Out went the e-mails, the photocopied protocols, and the other associated junk. I now operate a stripped-down, spare, and much more useful lab book. Everything possible is kept on my PC, which is backed up on the server every night: protocols, image files, data in spreadsheets, to-do lists, the works. I find searching my computer much easier than thumbing through my lab notebook. Also, I can type faster than I can write and having my methods recorded in an instantly transferable medium is extremely useful in itself when interacting with colleagues and collaborators and when writing grants and manuscripts. Electronic lab notebook software might not yet be in widespread use, but maybe its day is coming fast!
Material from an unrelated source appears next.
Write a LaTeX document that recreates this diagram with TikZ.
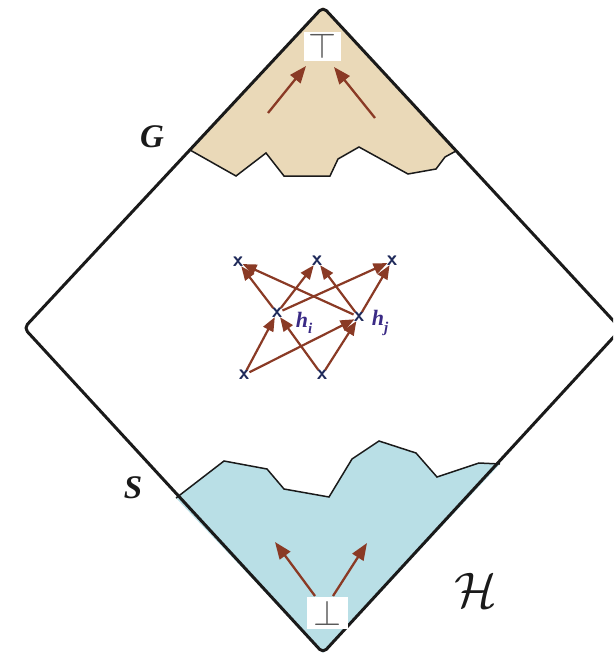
\RequirePackage{fix-cm}
\documentclass[tikz,border=0pt]{standalone}
\usepackage{amsmath,amssymb}
\usepackage{fontspec}
\newfontfamily\timesf{Liberation Serif}
\usetikzlibrary{arrows.meta}
\definecolor{tanfill}{HTML}{EAD9B8}
\definecolor{bluefill}{HTML}{B9DFE6}
\definecolor{arrowc}{HTML}{8A3A25}
\definecolor{markc}{HTML}{1F2A5A}
\definecolor{labc}{HTML}{3A2A85}
\definecolor{framec}{HTML}{1A1A1A}
\tikzset{
  frame/.style={draw=framec, line width=3pt, line join=round},
  jag/.style={draw=framec, line width=1.5pt, line join=miter},
  bigarrow/.style={draw=arrowc, line width=2.3pt, -{Triangle[length=17pt,width=13pt]}},
  smallarrow/.style={draw=arrowc, line width=2.2pt, -{Triangle[length=14pt,width=11pt]}, shorten >=-1pt},
  xmark/.style={inner sep=0pt, minimum size=4pt, text=markc, font=\sffamily\bfseries\fontsize{21}{21}\selectfont},
  symbox/.style={fill=white, inner sep=0pt, text=black!65, font=\fontsize{36}{36}\selectfont},
  biglab/.style={text=framec, font=\timesf\fontsize{33}{33}\selectfont\bfseries\itshape},
  hlab/.style={text=labc, font=\timesf\fontsize{22}{22}\selectfont\bfseries\itshape}
}
\newcommand{\hsub}[1]{h\raisebox{-0.28em}{\fontsize{15}{15}\selectfont #1}}
\begin{document}
\begin{tikzpicture}[x=1pt,y=-1pt]
\useasboundingbox (0,0) rectangle (613,655);
\clip (0,0) rectangle (613,655);
% regions
\fill[tanfill] (323,7) -- (456,151) -- (445,157) -- (436,169) -- (408,174) -- (359,147) -- (338,159) -- (330,176) -- (284,176) -- (266,153) -- (236,176) -- (190,150) -- cycle;
\draw[jag] (190,150) -- (236,176) -- (266,153) -- (284,176) -- (330,176) -- (338,159) -- (359,147) -- (408,174) -- (436,169) -- (445,157) -- (456,151);
\fill[bluefill] (323,653) -- (176,498) -- (224,461) -- (267,469) -- (284,489) -- (329,497) -- (352,459) -- (379,441) -- (416,453) -- (437,477) -- (479,463) -- (500,464) -- cycle;
\draw[jag] (176,498) -- (224,461) -- (267,469) -- (284,489) -- (329,497) -- (352,459) -- (379,441) -- (416,453) -- (437,477) -- (479,463) -- (500,464);
% frame
\draw[frame, rounded corners=5pt] (323,7) -- (621,329) -- (323,653) -- (24,328) -- cycle;
% top / bottom symbols
\node[symbox, minimum width=37pt, minimum height=29pt] (topbox) at (322.5,46.5) {$\top$};
\node[symbox, minimum width=41pt, minimum height=32pt] (botbox) at (327.5,613) {$\bot$};
\coordinate (ts1) at (268,113);
\coordinate (tt1) at (306,66);
\coordinate (ts2) at (375,118);
\coordinate (tt2) at (334,67);
\draw[bigarrow] (ts1) -- (tt1);
\draw[bigarrow] (ts2) -- (tt2);
\coordinate (bs1) at (315,596);
\coordinate (bt1) at (275,542);
\coordinate (bs2) at (333,596);
\coordinate (bt2) at (367,543);
\draw[bigarrow] (bs1) -- (bt1);
\draw[bigarrow] (bs2) -- (bt2);
% graph
\node[xmark] (a1) at (238,262) {x};
\node[xmark] (a2) at (317,261) {x};
\node[xmark] (a3) at (392,261) {x};
\node[xmark] (hi) at (277,313) {x};
\node[xmark] (hj) at (359,317) {x};
\node[xmark] (b1) at (244,375) {x};
\node[xmark] (b2) at (322,375) {x};
\foreach \s/\t in {b1/hi,b1/hj,b2/hi,b2/hj,hi/a1,hi/a2,hi/a3,hj/a1,hj/a2,hj/a3}
  \draw[smallarrow] (\s) -- (\t);
\node[hlab] (hil) at (304,323) {\hsub{i}};
\node[hlab] (hjl) at (380,323) {\hsub{j}};
% labels
\node[biglab] (G) at (152,137) {G};
\node[biglab] (S) at (133,488) {S};
\node[text=framec, font=\fontsize{50}{50}\selectfont] (H) at (476,590) {$\mathcal{H}$};
\end{tikzpicture}
\end{document}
You might well ask what's now left in my lab notebook. It's merely a log of what happened when, and how I did it. It contains, in strict chronological order, a brief record of what experiments I conducted, including any changes to the protocol (stored on my PC), and the results. This slimmed-down book means I don't have to waste hours every week neatly writing lengthy prose describing every detail of what I have done. It's legible and fulfils all the criteria that any lab notebook should meet, not least that someone else could pick it up and repeat what I did, but it's also quick, easy, and saves me a whole load of stress.
Of course, identifying what detail warrants notation is a major part of what you learn during your Ph.D. and beyond. There is also no doubt that whenever you enter a new line of research, it is hard to know what matters. So, sometimes, taking meticulous notes might make sense. Give yourself the time to get comfortable with the field. In the meantime, experience will teach you to identify what is important faster.
The moral of the story: Don't treat your lab notebook as a dumping ground. Think of if more like a ship's log: brief to the point of being terse, but containing all the salient information and something that is not the bane of your life.